Input material:

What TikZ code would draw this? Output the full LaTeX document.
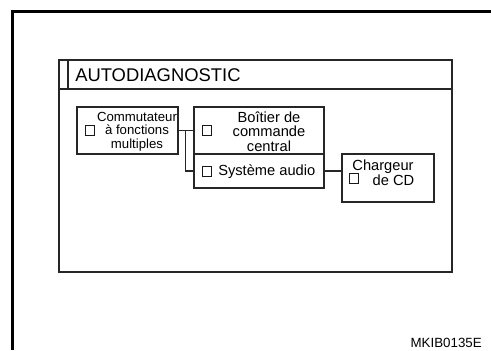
\documentclass[tikz,border=0pt]{standalone}
\usepackage{fontspec}
\setmainfont{Liberation Sans}
\begin{document}
\begin{tikzpicture}[x=0.75pt,y=-0.75pt,
  line/.style={draw=black!85,line width=1pt},
  frame/.style={draw=black,line width=2.4pt},
  box/.style={line,rectangle,inner sep=0pt},
  chk/.style={draw=black!90,line width=0.9pt,rectangle,minimum size=7.2pt,inner sep=0pt},
  lbl/.style={inner sep=0pt,align=center,font=\fontsize{11}{10.9}\selectfont},
  small/.style={inner sep=0pt,align=center,font=\fontsize{9.9}{10.2}\selectfont}]
\useasboundingbox (0,0) rectangle (491,350);
\fill[white] (0,0) rectangle (491,350);
% outer frame
\draw[frame] (12.5,350) -- (12.5,11.5) -- (491,11.5);
% panel
\draw[line] (59,60) rectangle (452,272);
\draw[line] (59,89) -- (452,89);
\draw[line] (68,60) -- (68,89);
\node[anchor=base west,inner sep=0pt,font=\fontsize{13.8}{14}\selectfont] (title) at (75,81) {AUTODIAGNOSTIC};
% boxes
\node[box,minimum width=101*0.75pt,minimum height=47*0.75pt] (b1) at (127.5,130.5) {};
\node[box,minimum width=130*0.75pt,minimum height=47*0.75pt] (b2) at (259,130.5) {};
\node[box,minimum width=130*0.75pt,minimum height=34*0.75pt] (b3) at (259,171) {};
\node[box,minimum width=92*0.75pt,minimum height=48*0.75pt] (b4) at (388,178) {};
% checkboxes
\node[chk] (c1) at (90,130.5) {};
\node[chk] (c2) at (207,130.5) {};
\node[chk] (c3) at (207,171.5) {};
\node[chk] (c4) at (354,178.5) {};
% texts
\node[small] (t1) at (137,131.5) {Commutateur\\à fonctions\\multiples};
\node[lbl] (t2) at (269,131.5) {Boîtier de\\commande\\central};
\node[lbl,anchor=west] (t3) at (218,171.5) {Système audio};
\node[lbl] (t4a) at (383,167) {Chargeur};
\node[lbl] (t4b) at (393.5,180) {de CD};
% connectors
\draw[line] (b1.east) -- (b2.west);
\coordinate (j) at (185.5,130.5);
\draw[line] (j) |- (b3.west);
\draw[line] (b3.east) -- (b3.east -| b4.west);
% code
\node[anchor=base east,inner sep=0pt,font=\fontsize{10}{10}\selectfont] (code) at (482,347.5) {MKIB0135E};
\end{tikzpicture}
\end{document}
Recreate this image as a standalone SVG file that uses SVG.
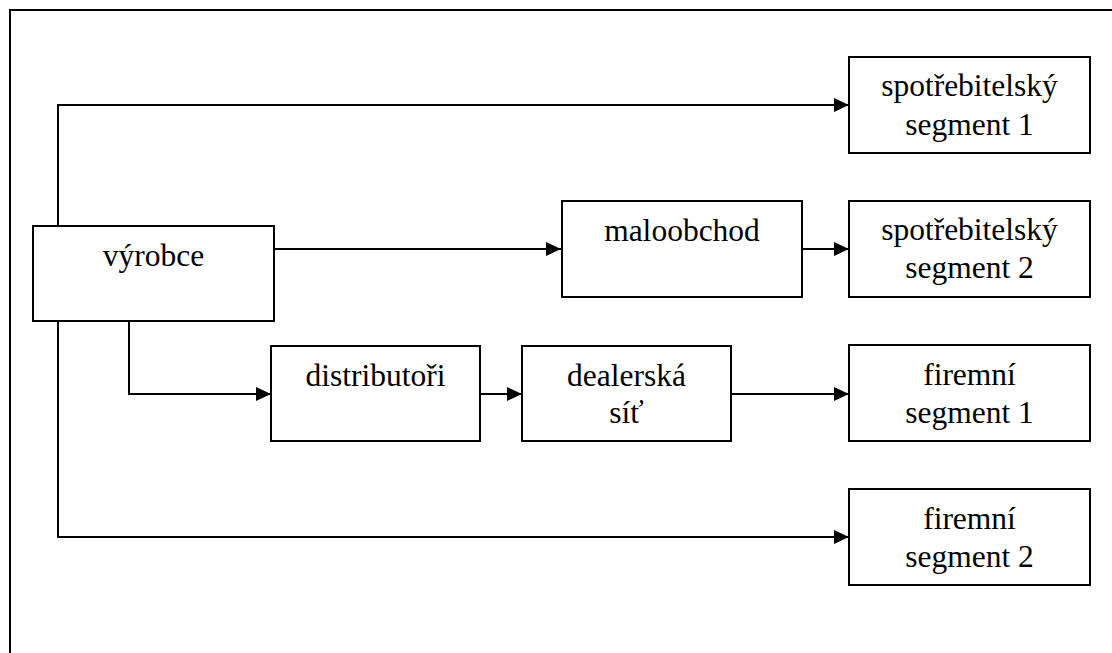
<svg xmlns="http://www.w3.org/2000/svg" width="1112" height="653" viewBox="0 0 1112 653">
  <style>
    .box { fill: #ffffff; stroke: #000000; stroke-width: 2; }
    .link { fill: none; stroke: #000000; stroke-width: 2; }
    .frame { fill: none; stroke: #000000; stroke-width: 2; }
    text { font-family: "Liberation Serif", "Times New Roman", serif; font-size: 31.5px; fill: #000000; text-anchor: middle; }
  </style>
  <defs>
    <marker id="arrow" viewBox="0 0 15 14" refX="15" refY="7" markerWidth="15" markerHeight="14" markerUnits="userSpaceOnUse" orient="auto">
      <path d="M0,0 L15,7 L0,14 Z" fill="#000000"/>
    </marker>
  </defs>

  <rect width="1112" height="653" fill="#ffffff"/>
  <!-- page frame (open to the right and bottom) -->
  <path class="frame" d="M10,653 V10 H1112"/>

  <g id="connectors">
    <path class="link" d="M58,226 V105 H849" marker-end="url(#arrow)"/>
    <path class="link" d="M274,249 H561" marker-end="url(#arrow)"/>
    <path class="link" d="M802,249 H849" marker-end="url(#arrow)"/>
    <path class="link" d="M129,321 V394 H271" marker-end="url(#arrow)"/>
    <path class="link" d="M480,394 H522" marker-end="url(#arrow)"/>
    <path class="link" d="M731,394 H849" marker-end="url(#arrow)"/>
    <path class="link" d="M58,321 V537 H849" marker-end="url(#arrow)"/>
  </g>

  <g id="vyrobce">
    <rect class="box" x="33" y="226" width="241" height="95"/>
    <text x="153.5" y="266">výrobce</text>
  </g>
  <g id="spotrebitelsky-segment-1">
    <rect class="box" x="849" y="57" width="241" height="96"/>
    <text x="969.5" y="96">spotřebitelský</text>
    <text x="969.5" y="135">segment 1</text>
  </g>
  <g id="maloobchod">
    <rect class="box" x="562" y="201" width="240" height="96"/>
    <text x="682" y="241">maloobchod</text>
  </g>
  <g id="spotrebitelsky-segment-2">
    <rect class="box" x="849" y="201" width="241" height="96"/>
    <text x="969.5" y="240">spotřebitelský</text>
    <text x="969.5" y="278">segment 2</text>
  </g>
  <g id="distributori">
    <rect class="box" x="271" y="346" width="209" height="95"/>
    <text x="375.5" y="386">distributoři</text>
  </g>
  <g id="dealerska-sit">
    <rect class="box" x="522" y="346" width="209" height="95"/>
    <text x="626.5" y="386">dealerská</text>
    <text x="626.5" y="423">síť</text>
  </g>
  <g id="firemni-segment-1">
    <rect class="box" x="849" y="345" width="241" height="96"/>
    <text x="969.5" y="385">firemní</text>
    <text x="969.5" y="423">segment 1</text>
  </g>
  <g id="firemni-segment-2">
    <rect class="box" x="849" y="489" width="241" height="96"/>
    <text x="969.5" y="529">firemní</text>
    <text x="969.5" y="567">segment 2</text>
  </g>
</svg>
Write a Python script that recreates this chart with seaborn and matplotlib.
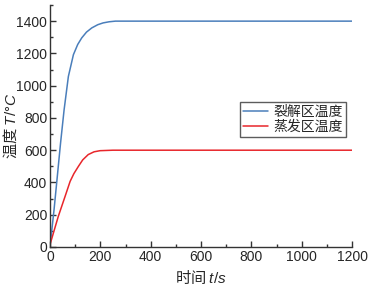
import matplotlib
matplotlib.use("Agg")
import matplotlib.pyplot as plt
from matplotlib.ticker import MultipleLocator
import seaborn as sns
import pandas as pd

# data
t_crack = [0, 3, 16, 29, 42, 56, 73, 93, 110, 126, 145, 166, 190, 211, 235, 260, 300, 600, 900, 1200]
T_crack = [20, 45, 230, 437, 645, 850, 1057, 1192, 1255, 1296, 1332, 1358, 1378, 1389, 1396, 1400, 1400, 1400, 1400, 1400]
t_evap = [0, 33, 60, 80, 95, 113, 130, 152, 175, 199, 250, 300, 600, 900, 1200]
T_evap = [15, 190, 314, 407, 455, 500, 540, 573, 590, 597, 600, 600, 600, 600, 600]
labels = ["裂解区温度", "蒸发区温度"]
colors = ["#4a7ebb", "#e8262b"]
xlabel = "时间 $t/s$"
ylabel = "温度 $T/°C$"

sns.set_theme(style="white")
plt.rcParams['font.family'] = ['Liberation Sans', 'Noto Sans CJK SC', 'DejaVu Sans']
plt.rcParams['mathtext.fontset'] = 'custom'
plt.rcParams['mathtext.it'] = 'Liberation Sans:italic'
plt.rcParams['mathtext.rm'] = 'Liberation Sans'

fig = plt.figure(figsize=(3.69, 2.88), dpi=100)
ax = fig.add_axes([50/369, 1-247/288, (352-50)/369, (247-5)/288])

df1 = pd.DataFrame({"t": t_crack, "T": T_crack})
df2 = pd.DataFrame({"t": t_evap, "T": T_evap})
sns.lineplot(data=df1, x="t", y="T", ax=ax, color=colors[0], lw=1.1, label=labels[0])
sns.lineplot(data=df2, x="t", y="T", ax=ax, color=colors[1], lw=1.1, label=labels[1])

ax.set_xlim(0, 1200)
ax.set_ylim(0, 1500)
ax.xaxis.set_major_locator(MultipleLocator(200))
ax.xaxis.set_minor_locator(MultipleLocator(100))
ax.yaxis.set_major_locator(MultipleLocator(200))
ax.yaxis.set_minor_locator(MultipleLocator(100))
ax.tick_params(which='major', direction='in', length=4, width=1, color='#333333', labelsize=10, pad=2)
ax.tick_params(which='minor', direction='in', length=2, width=1, color='#333333')
ax.tick_params(axis='both', which='both', bottom=True, left=True, top=False, right=False)
for s in ['top', 'right']:
    ax.spines[s].set_visible(False)
for s in ['left', 'bottom']:
    ax.spines[s].set_color('#333333')
    ax.spines[s].set_linewidth(1)

ax.set_xlabel(xlabel, fontsize=11, family='Noto Sans CJK SC')
ax.set_ylabel(ylabel, fontsize=11, family='Noto Sans CJK SC')
ax.xaxis.set_label_coords(0.5, -0.09)
ax.yaxis.set_label_coords(-0.10, 0.5)

leg = ax.legend(loc='upper right', bbox_to_anchor=(0.98, 0.60), frameon=True, fancybox=False,
                fontsize=10, handlelength=1.8, handletextpad=0.4, borderpad=0.2,
                labelspacing=0.1, borderaxespad=0)
leg.get_frame().set_edgecolor('#333333')
leg.get_frame().set_linewidth(1)

fig.savefig("out.png", dpi=100)
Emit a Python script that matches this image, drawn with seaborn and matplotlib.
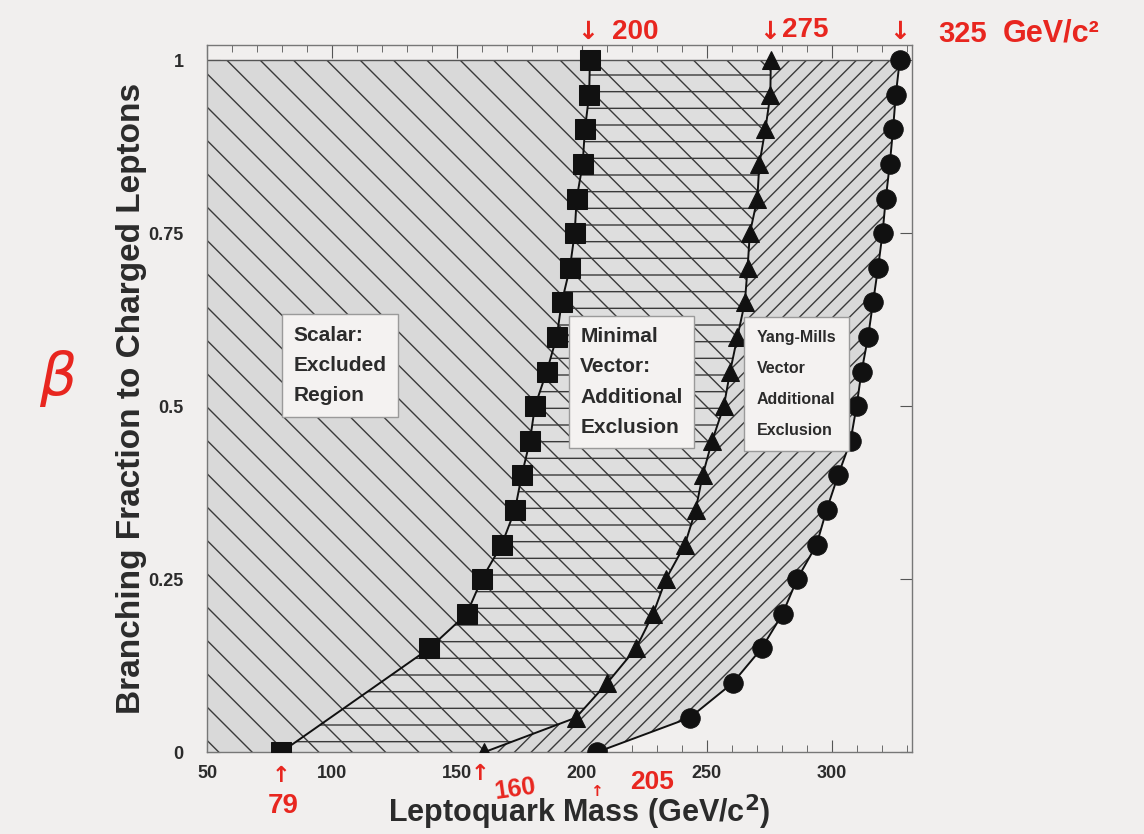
import numpy as np
import pandas as pd
import matplotlib
matplotlib.use("Agg")
import matplotlib.pyplot as plt
import seaborn as sns
from matplotlib.ticker import MultipleLocator, FixedLocator, FixedFormatter

# ---------------- data ----------------
scalar_beta = [0.0, 0.15, 0.20, 0.25, 0.30, 0.35, 0.40, 0.45, 0.50, 0.55,
               0.60, 0.65, 0.70, 0.75, 0.80, 0.85, 0.90, 0.95, 1.0]
scalar_mass = [79.6, 138.9, 153.9, 159.9, 167.9, 173.2, 175.9, 179.2, 181.2, 185.9,
               189.9, 191.9, 195.2, 197.1, 197.9, 200.3, 201.2, 202.9, 203.2]

vector_beta = [0.0, 0.05, 0.10, 0.15, 0.20, 0.25, 0.30, 0.35, 0.40, 0.45, 0.50,
               0.55, 0.60, 0.65, 0.70, 0.75, 0.80, 0.85, 0.90, 0.95, 1.0]
minimal_mass = [160.8, 197.6, 210.1, 221.6, 228.5, 233.6, 241.2, 245.5, 248.3, 252.1, 256.8,
                259.3, 262.2, 265.2, 266.3, 267.2, 270.2, 271.0, 273.4, 275.4, 275.6]
yangmills_mass = [205.9, 243.2, 260.3, 271.9, 280.3, 286.1, 293.9, 297.9, 302.5, 307.5, 309.9,
                  311.9, 314.5, 316.5, 318.5, 320.3, 321.6, 323.2, 324.5, 325.6, 327.2]

x_ticks = [50, 100, 150, 200, 250, 300]
y_ticks = [0, 0.25, 0.5, 0.75, 1]
y_tick_labels = ["0", "0.25", "0.5", "0.75", "1"]

region_labels = ["Scalar:\nExcluded\nRegion",
                 "Minimal\nVector:\nAdditional\nExclusion",
                 "Yang-Mills\nVector\nAdditional\nExclusion"]

annot_values = ["200", "275", "325"]
low_values = ["79", "160", "205"]

# ---------------- style ----------------
sns.set_theme(style="ticks")
plt.rcParams["font.family"] = ["Liberation Sans", "DejaVu Sans"]
plt.rcParams["hatch.linewidth"] = 1.0
plt.rcParams["hatch.color"] = "#3a3a3a"
bg = "#f1efee"

fig = plt.figure(figsize=(11.44, 8.34), dpi=100, facecolor=bg)
ax = fig.add_axes([0.181, 0.098, 0.616, 0.848])
ax.set_facecolor(bg)

xmin, xmax = 50, 332
ymin, ymax = 0, 1.022
ax.set_xlim(xmin, xmax)
ax.set_ylim(ymin, ymax)

# ---------------- hatched regions (layered) ----------------
# Yang-Mills additional exclusion: everything left of the circle curve
ax.fill_betweenx(vector_beta, xmin, yangmills_mass, facecolor="#d9d9d9",
                 edgecolor="#3a3a3a", hatch="//", linewidth=0, zorder=1.0)
# minimal vector additional exclusion: everything left of the triangle curve
ax.fill_betweenx(vector_beta, xmin, minimal_mass, facecolor="#dedede",
                 edgecolor="#3a3a3a", hatch="\\", linewidth=0, zorder=1.1)
ax.fill_betweenx(vector_beta, xmin, minimal_mass, facecolor="none",
                 edgecolor="#3a3a3a", hatch="-", linewidth=0, zorder=1.2)
# scalar excluded region: left of the square curve
ax.fill_betweenx(scalar_beta, xmin, scalar_mass, facecolor="#d9d9d9",
                 edgecolor="#3a3a3a", hatch="\\", linewidth=0, zorder=1.3)
ax.hlines(vector_beta[-1], xmin, yangmills_mass[-1], color="#555555", lw=1.0, zorder=2)

# ---------------- limit curves ----------------
common = dict(color="#111111", lw=1.4, estimator=None, sort=False, ax=ax,
              markeredgecolor="#111111", zorder=4, legend=False)
sns.lineplot(x=scalar_mass, y=scalar_beta, marker="s", markersize=14, **common)
sns.lineplot(x=minimal_mass, y=vector_beta, marker="^", markersize=13, **common)
sns.lineplot(x=yangmills_mass, y=vector_beta, marker="o", markersize=14, **common)

# ---------------- region labels ----------------
box = dict(boxstyle="square,pad=0.55", facecolor="#f4f2f1", edgecolor="#9a9a9a", lw=1.0)
ax.text(103.2, 0.559, region_labels[0], ha="center", va="center", multialignment="left",
        fontsize=15, fontweight="bold", color="#2b2b2b", linespacing=1.75, bbox=box, zorder=6)
ax.text(219.8, 0.535, region_labels[1], ha="center", va="center", multialignment="left",
        fontsize=15, fontweight="bold", color="#2b2b2b", linespacing=1.75, bbox=box, zorder=6)
box2 = dict(boxstyle="square,pad=0.8", facecolor="#f4f2f1", edgecolor="#9a9a9a", lw=1.0)
ax.text(285.8, 0.532, region_labels[2], ha="center", va="center", multialignment="left",
        fontsize=11.5, fontweight="bold", color="#2b2b2b", linespacing=2.35, bbox=box2, zorder=6)

# ---------------- axes, ticks ----------------
ax.xaxis.set_major_locator(FixedLocator(x_ticks))
ax.xaxis.set_minor_locator(MultipleLocator(10))
ax.yaxis.set_major_locator(FixedLocator(y_ticks))
ax.yaxis.set_major_formatter(FixedFormatter(y_tick_labels))
ax.tick_params(axis="both", which="both", direction="in", top=True, right=True,
               color="#555555")
ax.tick_params(axis="both", which="major", length=9, width=0.8, labelsize=13,
               labelcolor="#2b2b2b")
ax.tick_params(axis="x", which="minor", length=5, width=0.6)
ax.tick_params(axis="x", which="major", pad=9)
ax.tick_params(axis="y", which="major", pad=17)
for lab in ax.get_xticklabels() + ax.get_yticklabels():
    lab.set_fontweight("bold")
for s in ax.spines.values():
    s.set_color("#777777")
    s.set_linewidth(1.0)

ax.set_xlabel("Leptoquark Mass (GeV/c$^{\\mathbf{2}}$)", fontsize=22, fontweight="bold",
              color="#2b2b2b")
ax.xaxis.set_label_coords(0.528, -0.057)
ax.set_ylabel("Branching Fraction to Charged Leptons", fontsize=24, fontweight="bold",
              color="#2b2b2b")
ax.yaxis.set_label_coords(-0.085, 0.5)

# ---------------- red hand annotations ----------------
red = "#e8261f"
W, H = 1144, 834
def ftext(px, py, s, weight="bold", **kw):
    fig.text(px / W, 1 - py / H, s, color=red, fontweight=weight, **kw)

ftext(588, 32, "\u2193", fontsize=18, ha="center", va="center", family="DejaVu Sans")
ftext(612, 32, annot_values[0], fontsize=20, ha="left", va="center")
ftext(770, 32, "\u2193", fontsize=18, ha="center", va="center", family="DejaVu Sans")
ftext(782, 30, annot_values[1], fontsize=20, ha="left", va="center")
ftext(900, 32, "\u2193", fontsize=18, ha="center", va="center", family="DejaVu Sans")
ftext(938, 34, annot_values[2], fontsize=21, ha="left", va="center")
ftext(1003, 34, "GeV/c\u00b2", fontsize=22, ha="left", va="center")
ftext(58, 378, "\u03b2", weight="normal", fontsize=42, ha="center", va="center",
      style="italic", family="DejaVu Sans")
ftext(281, 776, "\u2191", fontsize=16, ha="center", va="center", family="DejaVu Sans")
ftext(283, 806, low_values[0], fontsize=20, ha="center", va="center")
ftext(480, 774, "\u2191", fontsize=16, ha="center", va="center", family="DejaVu Sans")
ftext(515, 789, low_values[1], fontsize=18, ha="center", va="center", rotation=8)
ftext(596, 792, "\u2191", fontsize=11, ha="center", va="center", family="DejaVu Sans")
ftext(652, 782, low_values[2], fontsize=19, ha="center", va="center")

fig.savefig("out.png", dpi=100, facecolor=bg)
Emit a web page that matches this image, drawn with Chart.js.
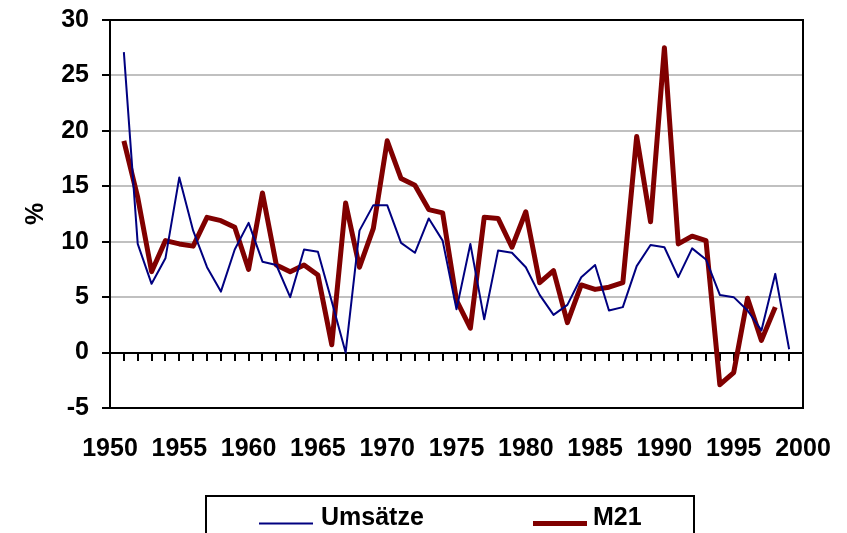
<!DOCTYPE html>
<html>
<head>
<meta charset="utf-8">
<script src="https://cdn.jsdelivr.net/npm/chart.js@4"></script>
<style>
  body { margin: 0; background: #fff; overflow: hidden; }
</style>
</head>
<body>
<canvas id="myChart" width="847" height="533"></canvas>
<script>
var umsYears = [];
for (var y = 1951; y <= 1999; y++) umsYears.push(y);
var umsaetze = [
  27.1, 9.8, 6.2, 8.5, 15.8, 11.0, 7.7, 5.5, 9.3, 11.7,
  8.2, 7.9, 5.0, 9.3, 9.1, 4.6, 0.0, 11.0, 13.3, 13.3,
  9.9, 9.0, 12.1, 10.1, 3.9, 9.8, 3.0, 9.2, 9.0, 7.7,
  5.2, 3.4, 4.3, 6.8, 7.9, 3.8, 4.1, 7.8, 9.7, 9.5,
  6.8, 9.4, 8.4, 5.2, 5.0, 3.8, 2.0, 7.1, 0.3
];
var m21Years = umsYears.slice(0, 48);
var m21 = [
  19.1, 14.0, 7.3, 10.1, 9.8, 9.6, 12.2, 11.9, 11.3, 7.5,
  14.4, 7.9, 7.3, 7.9, 7.0, 0.7, 13.5, 7.7, 11.2, 19.1,
  15.7, 15.1, 12.9, 12.6, 4.7, 2.2, 12.2, 12.1, 9.5, 12.7,
  6.3, 7.4, 2.7, 6.1, 5.7, 5.9, 6.3, 19.5, 11.8, 27.5,
  9.8, 10.5, 10.1, -2.9, -1.8, 4.9, 1.1, 4.1
];
var xTicks = [1950, 1955, 1960, 1965, 1970, 1975, 1980, 1985, 1990, 1995, 2000];

function pairs(xs, ys) {
  return ys.map(function (v, i) { return { x: xs[i], y: v }; });
}

var boldFont = { family: "'Liberation Sans', Arial, sans-serif", size: 25, weight: "bold" };

// axis line at 0, minor ticks, frame and legend box
var extras = {
  id: "extras",
  beforeDatasetsDraw: function (chart) {
    var c = chart.ctx, a = chart.chartArea;
    var xs = chart.scales.x, ys = chart.scales.y;
    var y0 = Math.round(ys.getPixelForValue(0));
    c.save();
    c.strokeStyle = "#000";
    c.lineWidth = 2;
    c.strokeRect(a.left, a.top, a.right - a.left, a.bottom - a.top);
    c.beginPath();
    c.moveTo(a.left - 8, y0);
    c.lineTo(a.right, y0);
    for (var yr = 1951; yr <= 1999; yr++) {
      var px = Math.round(xs.getPixelForValue(yr));
      c.moveTo(px, y0);
      c.lineTo(px, y0 + 8);
    }
    c.stroke();
    c.restore();
  },
  afterDraw: function (chart) {
    var c = chart.ctx;
    c.save();
    c.strokeStyle = "#000";
    c.lineWidth = 2;
    c.strokeRect(206, 496, 488, 60);
    c.lineWidth = 2;
    c.strokeStyle = "#000080";
    c.beginPath(); c.moveTo(259, 523.5); c.lineTo(313, 523.5); c.stroke();
    c.lineWidth = 5;
    c.strokeStyle = "#800000";
    c.beginPath(); c.moveTo(533, 523.5); c.lineTo(587, 523.5); c.stroke();
    c.fillStyle = "#000";
    c.font = "bold 25px 'Liberation Sans', Arial, sans-serif";
    c.textBaseline = "alphabetic";
    c.fillText("Umsätze", 321, 525);
    c.fillText("M21", 593, 525);
    c.restore();
  }
};

var ctx = document.getElementById("myChart").getContext("2d");
var myChart = new Chart(ctx, {
  type: "line",
  data: {
    datasets: [
      {
        label: "Umsätze",
        data: pairs(umsYears, umsaetze),
        borderColor: "#000080",
        borderWidth: 2,
        pointRadius: 0,
        tension: 0,
        borderJoinStyle: "round",
      },
      {
        label: "M21",
        data: pairs(m21Years, m21),
        borderColor: "#800000",
        borderWidth: 5,
        pointRadius: 0,
        tension: 0,
        borderJoinStyle: "round",
      },
    ],
  },
  options: {
    responsive: false,
    animation: false,
    layout: { padding: { left: 0, right: 44, top: 20, bottom: 0 } },
    plugins: {
      legend: { display: false },
      tooltip: { enabled: false },
    },
    scales: {
      x: {
        type: "linear",
        min: 1950,
        max: 2000,
        afterBuildTicks: function (scale) {
          scale.ticks = xTicks.map(function (v) { return { value: v }; });
        },
        ticks: {
          callback: function (v) { return String(v); },
          font: boldFont,
          color: "#000",
          padding: 26,
          maxRotation: 0,
          autoSkip: false,
        },
        grid: { display: false, drawTicks: false },
        border: { display: false },
        afterFit: function (scale) {
          scale.height = 125;
          scale.paddingLeft = 0;
          scale.paddingRight = 0;
        },
      },
      y: {
        min: -5,
        max: 30,
        ticks: { stepSize: 5, font: boldFont, color: "#000", padding: 13 },
        grid: { color: "#c0c0c0", lineWidth: 2, tickColor: "#000", tickLength: 8, tickWidth: 2 },
        border: { display: true, color: "#000", width: 2 },
        title: { display: true, text: "%", font: boldFont, color: "#000", padding: { top: 21, bottom: 0 } },
        afterFit: function (scale) {
          scale.width = 110;
          scale.paddingTop = 0;
          scale.paddingBottom = 0;
        },
      },
    },
  },
  plugins: [extras],
});
</script>
</body>
</html>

Short problem: Of the lines above, quote exactly those from the one with "Emit a Python" through the one with "MultipleLocator, FixedLocator, FixedFormatter", ends included; pictures stay out.

Expected answer:
Emit a Python script that matches this image, drawn with seaborn and matplotlib.
import numpy as np
import pandas as pd
import matplotlib
matplotlib.use("Agg")
import matplotlib.pyplot as plt
import seaborn as sns
from matplotlib.ticker import MultipleLocator, FixedLocator, FixedFormatter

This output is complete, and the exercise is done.